One thing to be aware of is the lower amount of fibre and higher amount of carbohydrate that you will ingest when choosing dried fruits or fruit juices over whole, fresh fruit.

1. Fruit juices

Fruit juices and smoothies have most of the fruit’s roughage removed or broken down during their production. Whereas whole fruit contains plenty of fibre, which helps to ensure sugars are processed at a slow pace, fruit juices do not, and can cause blood sugar levels to spike. For this reason, people with diabetes should avoid fruit juices.

The only circumstance where it is advisable to drink fruit juice is during an episode of hypoglycemia, when blood sugar levels need to be raised quickly.

2. Dried fruit

You can eat dried fruit in small quantities on a diabetic diet. However, when fruit is dried its sugar content becomes more highly concentrated.

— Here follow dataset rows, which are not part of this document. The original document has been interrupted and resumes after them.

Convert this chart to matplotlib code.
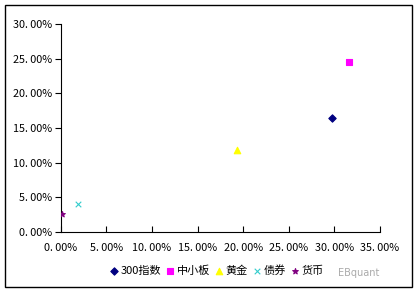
import numpy as np
import matplotlib.pyplot as plt
from matplotlib.patches import Rectangle
from matplotlib.ticker import FuncFormatter

plt.rcParams['font.family'] = ['Noto Sans CJK SC', 'DejaVu Sans']

names = ['300指数', '中小板', '黄金', '债券', '货币']
risk = [29.7, 31.6, 19.3, 1.9, 0.1]
returns = [16.5, 24.5, 11.8, 4.0, 2.6]
markers = ['D', 's', '^', 'x', '*']
colors = ['#000080', '#ff00ff', '#ffff00', '#33cccc', '#800080']
sizes = [14, 22, 22, 16, 18]

fig = plt.figure(figsize=(4.17, 2.92), dpi=100)
fig.patches.append(Rectangle((5 / 417, 5 / 292), 407 / 417, 282 / 292,
                             transform=fig.transFigure, fill=False,
                             edgecolor='black', linewidth=1))
ax = fig.add_axes([0.146, 0.205, 0.765, 0.713])

for i in range(len(names)):
    ax.scatter(risk[i], returns[i], marker=markers[i], color=colors[i],
               s=sizes[i], linewidths=0.8, label=names[i], zorder=3)

ax.set_xlim(0, 35)
ax.set_ylim(0, 30)
ax.set_xticks(np.arange(0, 36, 5))
ax.set_yticks(np.arange(0, 31, 5))
fmt = FuncFormatter(lambda v, p: ('%.2f%%' % v).replace('.', '. '))
ax.xaxis.set_major_formatter(fmt)
ax.yaxis.set_major_formatter(fmt)
ax.spines['top'].set_visible(False)
ax.spines['right'].set_visible(False)
ax.tick_params(axis='x', direction='in', length=4, labelsize=7.8, pad=8)
ax.tick_params(axis='y', direction='out', length=4, labelsize=7.8, pad=2)

fig.legend(loc='lower center', bbox_to_anchor=(0.52, 0.02), ncol=5,
           frameon=False, fontsize=8, handlelength=0.7, handletextpad=0.25,
           columnspacing=0.45)

fig.text(0.81, 0.055, 'EBquant', color='#aaaaaa', fontsize=7,
         family=['DejaVu Sans'])

fig.savefig('out.png', dpi=100)
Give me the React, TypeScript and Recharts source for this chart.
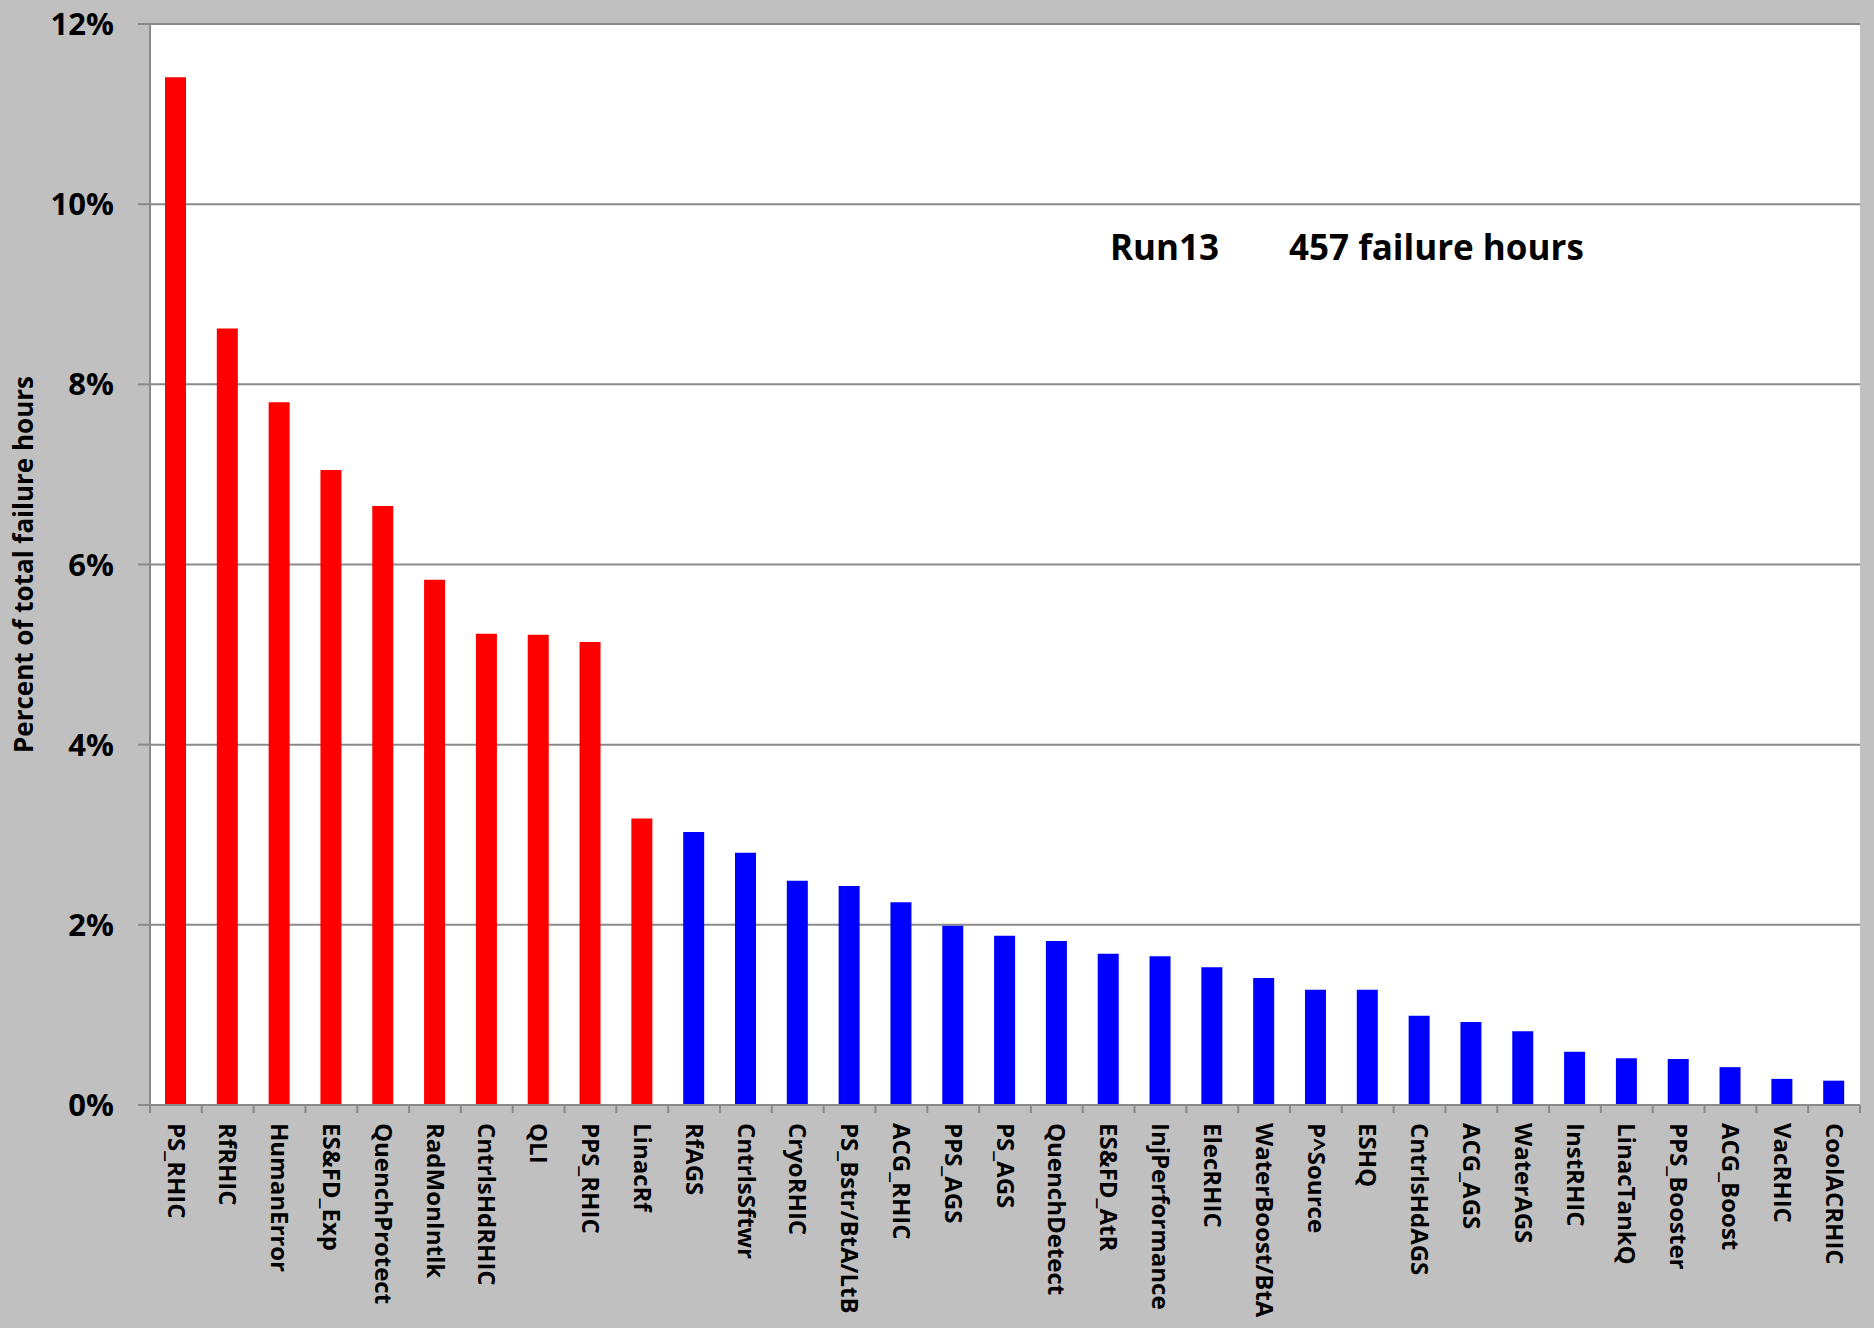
import { BarChart, Bar, XAxis, YAxis, CartesianGrid, Cell } from "recharts";

const categories = [
  "PS_RHIC", "RfRHIC", "HumanError", "ES&FD_Exp", "QuenchProtect", "RadMonIntlk",
  "CntrlsHdRHIC", "QLI", "PPS_RHIC", "LinacRf", "RfAGS", "CntrlsSftwr", "CryoRHIC",
  "PS_Bstr/BtA/LtB", "ACG_RHIC", "PPS_AGS", "PS_AGS", "QuenchDetect", "ES&FD_AtR",
  "InjPerformance", "ElecRHIC", "WaterBoost/BtA", "P^Source", "ESHQ", "CntrlsHdAGS",
  "ACG_AGS", "WaterAGS", "InstRHIC", "LinacTankQ", "PPS_Booster", "ACG_Boost",
  "VacRHIC", "CoolACRHIC",
];

// percent of total failure hours
const percents = [
  11.41, 8.62, 7.80, 7.05, 6.65, 5.83, 5.23, 5.22, 5.14, 3.18, 3.03, 2.80, 2.49,
  2.43, 2.25, 1.99, 1.88, 1.82, 1.68, 1.65, 1.53, 1.41, 1.28, 1.28, 0.99, 0.92,
  0.82, 0.59, 0.52, 0.51, 0.42, 0.29, 0.27,
];

const groups = [
  "top", "top", "top", "top", "top", "top", "top", "top", "top", "top",
  "rest", "rest", "rest", "rest", "rest", "rest", "rest", "rest", "rest", "rest",
  "rest", "rest", "rest", "rest", "rest", "rest", "rest", "rest", "rest", "rest",
  "rest", "rest", "rest",
];

const yTicks = [0, 2, 4, 6, 8, 10, 12];

const groupColors: Record<string, string> = { top: "#FF0000", rest: "#0000FF" };

const data = categories.map((name, i) => ({ name, pct: percents[i], group: groups[i] }));

const GRAY = "#8a8a8a";
const FONT = "'Open Sans', sans-serif";

function CategoryTick(props: any) {
  const { x, y, payload, index } = props;
  const half = payload && payload.offset ? payload.offset : 1710 / categories.length / 2;
  const ty = y + 18;
  return (
    <g>
      <line x1={x - half} x2={x - half} y1={y} y2={y + 8} stroke={GRAY} strokeWidth={2} />
      {index === categories.length - 1 && (
        <line x1={x + half} x2={x + half} y1={y} y2={y + 8} stroke={GRAY} strokeWidth={2} />
      )}
      <text
        x={x}
        y={ty}
        dy="0.35em"
        transform={`rotate(90 ${x} ${ty})`}
        textAnchor="start"
        fontFamily={FONT}
        fontWeight={700}
        fontSize={24}
        fill="#000"
      >
        {payload.value}
      </text>
    </g>
  );
}

function YTitle(props: any) {
  const vb = props.viewBox || { x: 0, y: 24, width: 150, height: 1081 };
  const cx = vb.x + 24;
  const cy = vb.y + vb.height / 2;
  return (
    <text
      x={cx}
      y={cy}
      dy="0.35em"
      transform={`rotate(-90 ${cx} ${cy})`}
      textAnchor="middle"
      fontFamily={FONT}
      fontWeight={700}
      fontSize={26}
      fill="#000"
    >
      Percent of total failure hours
    </text>
  );
}

export default function App() {
  return (
    <div
      style={{
        position: "absolute",
        left: 0,
        top: 0,
        width: 1874,
        height: 1328,
        background: "#C0C0C0",
        fontFamily: FONT,
      }}
    >
      <BarChart
        width={1874}
        height={1328}
        data={data}
        margin={{ top: 24, right: 14, bottom: 0, left: 0 }}
        barSize={21}
      >
        <CartesianGrid vertical={false} stroke={GRAY} strokeWidth={2} fill="#FFFFFF" fillOpacity={1} />
        <XAxis
          dataKey="name"
          interval={0}
          height={223}
          tickSize={0}
          tickMargin={0}
          tickLine={false}
          axisLine={{ stroke: GRAY, strokeWidth: 2 }}
          tick={<CategoryTick />}
        />
        <YAxis
          width={150}
          domain={[0, 12]}
          ticks={yTicks}
          interval={0}
          tickFormatter={(v) => `${v}%`}
          tickSize={12}
          tickMargin={24}
          tickLine={{ stroke: GRAY, strokeWidth: 2 }}
          axisLine={{ stroke: GRAY, strokeWidth: 2 }}
          tick={{ fill: "#000", fontSize: 31, fontWeight: 700, fontFamily: FONT }}
          label={<YTitle />}
        />
        <Bar dataKey="pct" isAnimationActive={false}>
          {data.map((d) => (
            <Cell key={d.name} fill={groupColors[d.group]} />
          ))}
        </Bar>
      </BarChart>
      <svg
        width={1874}
        height={1328}
        style={{ position: "absolute", left: 0, top: 0, pointerEvents: "none" }}
      >
        <text x={1110} y={260} fontFamily={FONT} fontWeight={700} fontSize={35} fill="#000">
          Run13
        </text>
        <text x={1289} y={260} fontFamily={FONT} fontWeight={700} fontSize={35} fill="#000">
          457 failure hours
        </text>
      </svg>
    </div>
  );
}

One cup of raisins contains around four times the amount of carbohydrate than a cup of grapes, so portions should be adjusted accordingly.

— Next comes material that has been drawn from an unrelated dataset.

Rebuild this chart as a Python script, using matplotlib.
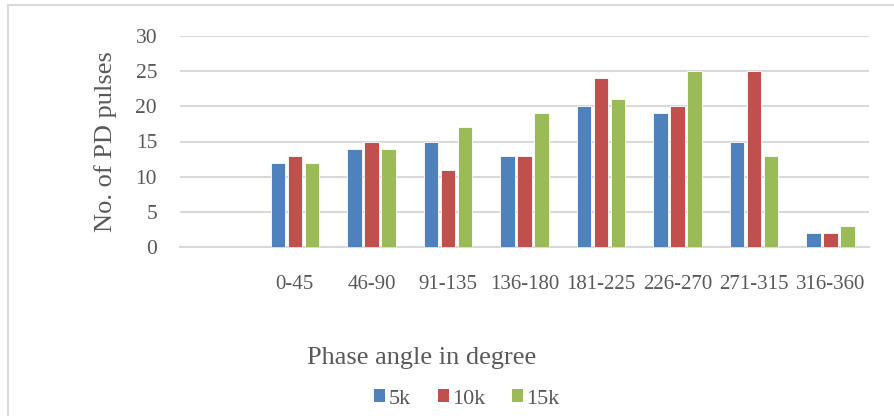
import matplotlib
matplotlib.use("Agg")
import matplotlib.pyplot as plt
import numpy as np
from matplotlib.patches import Rectangle, Patch

categories = ["", "0-45", "46-90", "91-135", "136-180", "181-225", "226-270", "271-315", "316-360"]
series_names = ["5k", "10k", "15k"]
v5k = [None, 12, 14, 15, 13, 20, 19, 15, 2]
v10k = [None, 13, 15, 11, 13, 24, 20, 25, 2]
v15k = [None, 12, 14, 17, 19, 21, 25, 13, 3]
colors = ["#4F81BD", "#C0504D", "#9BBB59"]
yticks = [0, 5, 10, 15, 20, 25, 30]

plt.rcParams['font.family'] = ['Liberation Serif', 'DejaVu Serif']
txt = "#595959"

fig = plt.figure(figsize=(8.95, 4.16), dpi=100)
fig.patches.append(Rectangle((8/895, -0.2), 1.2, 1.2 - 5/416, transform=fig.transFigure,
                             fill=False, edgecolor="#D9D9D9", linewidth=1.5))
ax = fig.add_axes([180/895, 1-247/416, (869-180)/895, (247-36)/416])

x = np.arange(len(categories))
step = 0.222
w = 0.19
for i, (vals, c) in enumerate(zip([v5k, v10k, v15k], colors)):
    xs = [xi + (i-1)*step for xi, v in zip(x, vals) if v is not None]
    hs = [v for v in vals if v is not None]
    ax.bar(xs, hs, width=w, color=c, edgecolor="white", linewidth=0.6, zorder=3)

ax.set_xlim(-0.5, len(categories)-0.5)
ax.set_ylim(0, 30)
ax.set_yticks(yticks)
ax.set_xticks(x)
ax.set_xticklabels(categories)
ax.yaxis.grid(True, color="#D9D9D9", linewidth=1.5, zorder=0)
ax.set_axisbelow(True)
for s in ["top", "right", "left"]:
    ax.spines[s].set_visible(False)
ax.spines["bottom"].set_color("#D9D9D9")
ax.spines["bottom"].set_linewidth(1.5)
ax.tick_params(axis="both", length=0, labelsize=15, colors=txt)
ax.tick_params(axis="y", labelsize=15.5, pad=16.5)
ax.tick_params(axis="x", pad=20)
ax.set_ylabel("No. of PD pulses", fontsize=19, color=txt)
ax.yaxis.set_label_coords((117-180)/689, 0.5)

fig.text(422/895, 1-358/416, "Phase angle in degree", fontsize=19, color=txt, ha="center", va="center")
handles = [Patch(facecolor=c, edgecolor="none") for c in colors]
fig.legend(handles, series_names, loc="center", bbox_to_anchor=(467/895, 1-399/416), ncol=3,
           frameon=False, fontsize=16, handlelength=0.5, handleheight=0.5, handletextpad=0.15,
           columnspacing=1.2, labelcolor=txt, borderpad=0)

fig.savefig("out.png", dpi=100)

Any candied dry fruit or honeyed fruits should be avoided, as these present an even higher risk of causing spikes in blood sugar levels.

Foods that lower blood sugar

While there are many foods that will cause spikes in blood sugar levels, there are also some that can lower and regulate blood sugar levels.

1. Sweet potatoes

While ordinary potatoes can have a high GI score, sweet potatoes and yams have very low scores, as well as being highly nutritious. Unlike other starchy vegetables, they are classed an ‘anti-diabetic’ food, particularly when enjoyed with the skin on for maximum fibre.

2. Oatmeal

Wholegrain oats can help you to hit your A1C target and boost your heart health. People with type 2 diabetes who eat oatmeal for breakfast record better post-meal blood sugar readings and have better lipid profiles than those who do not.

Opt for old-fashioned oatmeal with no added sugar, salt or preservatives, made with skimmed milk or a plant-based milk. To make your oats more flavourful, you could add blueberries or other berries for a bonus vitamin boost.

3. Unsalted tree nuts

Research has found that two servings a day of tree nuts lowers and stabilises blood sugar in people with type 2 diabetes, as well as reducing unhealthy cholesterol levels. That’s because of the polyunsaturated fats that tree nuts contain: almonds, cashews, hazelnuts, pecans, walnuts and pistachios are all great choices.

Best fruits for diabetics

It’s fine to eat a moderate amount of whole fresh fruits, even on a low-sugar diabetic diet. Most fruits contain lots of water and fibre to balance out their naturally occurring fructose sugar.

The best fruits for diabetics are those which have low GI scores and low glycemic load (GL) scores. Glycemic load scores take into account the GI of a food, along with the number of carbohydrates in each serving. All of the fruits listed below are both low GI and low GL.

1. Plums

Naturally fat-free and low in calories and carbohydrates, plums are also a great source of vitamin C. Despite a plum’s naturally occurring sugars, their fibre content means they are slow to digest and won’t cause a dramatic rise in blood sugar levels.

2. Kiwi fruit

A 2016 scientific study found that eating kiwi fruit with your breakfast can significantly slow the uptake of sugars into your bloodstream from other foods. This is thanks to the fibre content and specific, absorbent nature of kiwi fibre. Kiwi fruits are also a good source of vitamin C, vitamin K, vitamin E, folate and potassium.

3. Citrus fruits

Oranges, grapefruits and other citrus fruits are named by the American Diabetes Association as additional ‘diabetes superfoods’, because they are full of folate, potassium, vitamin C and fibre. Good for your overall health, citrus fruits slow the uptake of sugar into your blood in the same way as plums and kiwi fruit.

4. Berries

Blueberries aren’t the only berry that you can enjoy on a diabetic diet. If you have a sweet tooth, you can also enjoy strawberries, blackberries and raspberries, which all have glycemic index scores below 40 per serving and have all been shown to have preventative qualities against type 2 diabetes.